■ **Collected material**:

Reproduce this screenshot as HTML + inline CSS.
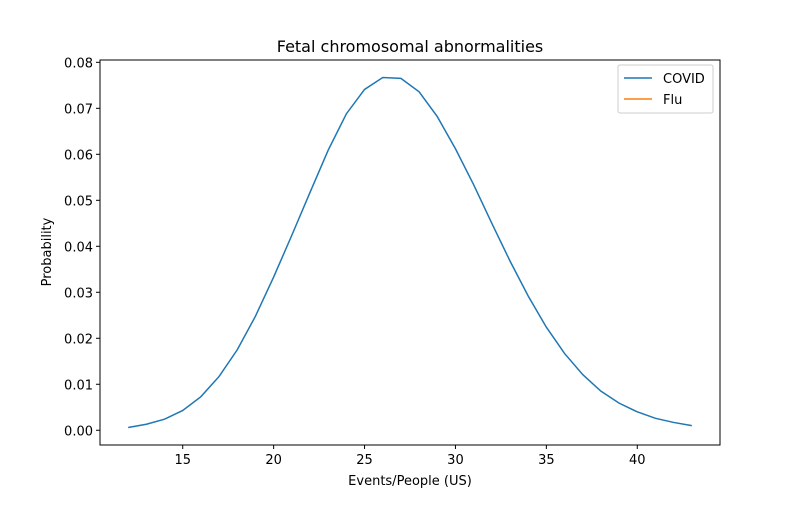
<!DOCTYPE html>
<html><head><meta charset="utf-8"><style>
body{margin:0;background:#fff;}
svg text{font-family:"DejaVu Sans","Liberation Sans",sans-serif;}
</style></head><body>
<svg id="chart" width="800" height="500" xmlns="http://www.w3.org/2000/svg">
<rect width="800" height="500" fill="#fff"/>
<text x="410" y="52" font-size="16" text-anchor="middle" fill="#000">Fetal chromosomal abnormalities</text>
<g id="plot"></g>
<rect x="100" y="60" width="620" height="385" fill="none" stroke="#000" stroke-width="1"/>
<text x="410" y="485" font-size="13" text-anchor="middle">Events/People (US)</text>
<text x="51" y="252" font-size="13" text-anchor="middle" transform="rotate(-90 51 252)">Probability</text>
<g>
<rect x="618" y="65" width="95" height="48" rx="2" fill="#fff" stroke="#ccc"/>
<g><line x1="624" y1="78" x2="652" y2="78" stroke="#1f77b4" stroke-width="1.5"/><text x="663" y="83" font-size="13">COVID</text></g>
<g><line x1="624" y1="99" x2="652" y2="99" stroke="#ff7f0e" stroke-width="1.5"/><text x="663" y="104" font-size="13">Flu</text></g>
</g>
</svg>
<script>
const xValues=[12,13,14,15,16,17,18,19,20,21,22,23,24,25,26,27,28,29,30,31,32,33,34,35,36,37,38,39,40,41,42,43];
const covidValues=[0.0006,0.0013,0.0024,0.0043,0.0073,0.0117,0.0175,0.0248,0.0333,0.0424,0.0517,0.0609,0.0688,0.0741,0.0767,0.0765,0.0736,0.0682,0.0612,0.0534,0.0450,0.0368,0.0292,0.0224,0.0167,0.0121,0.0085,0.0059,0.0040,0.0026,0.0017,0.0010];
const fluValues=[];
const xTicks=[15,20,25,30,35,40];
const yTicks=[0,0.01,0.02,0.03,0.04,0.05,0.06,0.07,0.08];
const yTickLabels=["0.00","0.01","0.02","0.03","0.04","0.05","0.06","0.07","0.08"];
const NS="http://www.w3.org/2000/svg";
const L=100,R=720,T=60,B=445;
const xmin=Math.min(...xValues),xmax=Math.max(...xValues);
const ymin0=Math.min(...covidValues),ymax0=Math.max(...covidValues);
const xp=(xmax-xmin)*0.05,yp=(ymax0-ymin0)*0.05;
const X0=xmin-xp,X1=xmax+xp,Y0=ymin0-yp,Y1=ymax0+yp;
const sx=v=>L+(v-X0)/(X1-X0)*(R-L);
const sy=v=>B-(v-Y0)/(Y1-Y0)*(B-T);
const g=document.getElementById('plot');
function mk(t,a){const e=document.createElementNS(NS,t);for(const k in a)e.setAttribute(k,a[k]);g.appendChild(e);return e;}
xTicks.forEach(v=>{
const l=mk('line',{x1:sx(v),x2:sx(v),y1:B,y2:B+4,stroke:'#000'});


const t=mk('text',{x:sx(v),y:B+19,'font-size':13,'text-anchor':'middle'});t.textContent=v;


});
yTicks.forEach((v,i)=>{
const l=mk('line',{x1:L-4,x2:L,y1:sy(v),y2:sy(v),stroke:'#000'});


const t=mk('text',{x:L-7,y:sy(v)+5,'font-size':13,'text-anchor':'end'});t.textContent=yTickLabels[i];


});
const p=mk('polyline',{points:xValues.map((x,i)=>sx(x)+','+sy(covidValues[i])).join(' '),fill:'none',stroke:'#1f77b4','stroke-width':1.5});


if(fluValues.length){const f=mk('polyline',{points:fluValues.map((y,i)=>sx(xValues[i])+','+sy(y)).join(' '),fill:'none',stroke:'#ff7f0e','stroke-width':1.5});

}
</script>
</body></html>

■ **Written problem**: Copy the listing in full and without alteration, omitting every picture.

■ **Result of the exercise**:
Reproduce this screenshot as HTML + inline CSS.
<!DOCTYPE html>
<html><head><meta charset="utf-8"><style>
body{margin:0;background:#fff;}
svg text{font-family:"DejaVu Sans","Liberation Sans",sans-serif;}
</style></head><body>
<svg id="chart" width="800" height="500" xmlns="http://www.w3.org/2000/svg">
<rect width="800" height="500" fill="#fff"/>
<text x="410" y="52" font-size="16" text-anchor="middle" fill="#000">Fetal chromosomal abnormalities</text>
<g id="plot"></g>
<rect x="100" y="60" width="620" height="385" fill="none" stroke="#000" stroke-width="1"/>
<text x="410" y="485" font-size="13" text-anchor="middle">Events/People (US)</text>
<text x="51" y="252" font-size="13" text-anchor="middle" transform="rotate(-90 51 252)">Probability</text>
<g>
<rect x="618" y="65" width="95" height="48" rx="2" fill="#fff" stroke="#ccc"/>
<g><line x1="624" y1="78" x2="652" y2="78" stroke="#1f77b4" stroke-width="1.5"/><text x="663" y="83" font-size="13">COVID</text></g>
<g><line x1="624" y1="99" x2="652" y2="99" stroke="#ff7f0e" stroke-width="1.5"/><text x="663" y="104" font-size="13">Flu</text></g>
</g>
</svg>
<script>
const xValues=[12,13,14,15,16,17,18,19,20,21,22,23,24,25,26,27,28,29,30,31,32,33,34,35,36,37,38,39,40,41,42,43];
const covidValues=[0.0006,0.0013,0.0024,0.0043,0.0073,0.0117,0.0175,0.0248,0.0333,0.0424,0.0517,0.0609,0.0688,0.0741,0.0767,0.0765,0.0736,0.0682,0.0612,0.0534,0.0450,0.0368,0.0292,0.0224,0.0167,0.0121,0.0085,0.0059,0.0040,0.0026,0.0017,0.0010];
const fluValues=[];
const xTicks=[15,20,25,30,35,40];
const yTicks=[0,0.01,0.02,0.03,0.04,0.05,0.06,0.07,0.08];
const yTickLabels=["0.00","0.01","0.02","0.03","0.04","0.05","0.06","0.07","0.08"];
const NS="http://www.w3.org/2000/svg";
const L=100,R=720,T=60,B=445;
const xmin=Math.min(...xValues),xmax=Math.max(...xValues);
const ymin0=Math.min(...covidValues),ymax0=Math.max(...covidValues);
const xp=(xmax-xmin)*0.05,yp=(ymax0-ymin0)*0.05;
const X0=xmin-xp,X1=xmax+xp,Y0=ymin0-yp,Y1=ymax0+yp;
const sx=v=>L+(v-X0)/(X1-X0)*(R-L);
const sy=v=>B-(v-Y0)/(Y1-Y0)*(B-T);
const g=document.getElementById('plot');
function mk(t,a){const e=document.createElementNS(NS,t);for(const k in a)e.setAttribute(k,a[k]);g.appendChild(e);return e;}
xTicks.forEach(v=>{
const l=mk('line',{x1:sx(v),x2:sx(v),y1:B,y2:B+4,stroke:'#000'});


const t=mk('text',{x:sx(v),y:B+19,'font-size':13,'text-anchor':'middle'});t.textContent=v;


});
yTicks.forEach((v,i)=>{
const l=mk('line',{x1:L-4,x2:L,y1:sy(v),y2:sy(v),stroke:'#000'});


const t=mk('text',{x:L-7,y:sy(v)+5,'font-size':13,'text-anchor':'end'});t.textContent=yTickLabels[i];


});
const p=mk('polyline',{points:xValues.map((x,i)=>sx(x)+','+sy(covidValues[i])).join(' '),fill:'none',stroke:'#1f77b4','stroke-width':1.5});


if(fluValues.length){const f=mk('polyline',{points:fluValues.map((y,i)=>sx(xValues[i])+','+sy(y)).join(' '),fill:'none',stroke:'#ff7f0e','stroke-width':1.5});

}
</script>
</body></html>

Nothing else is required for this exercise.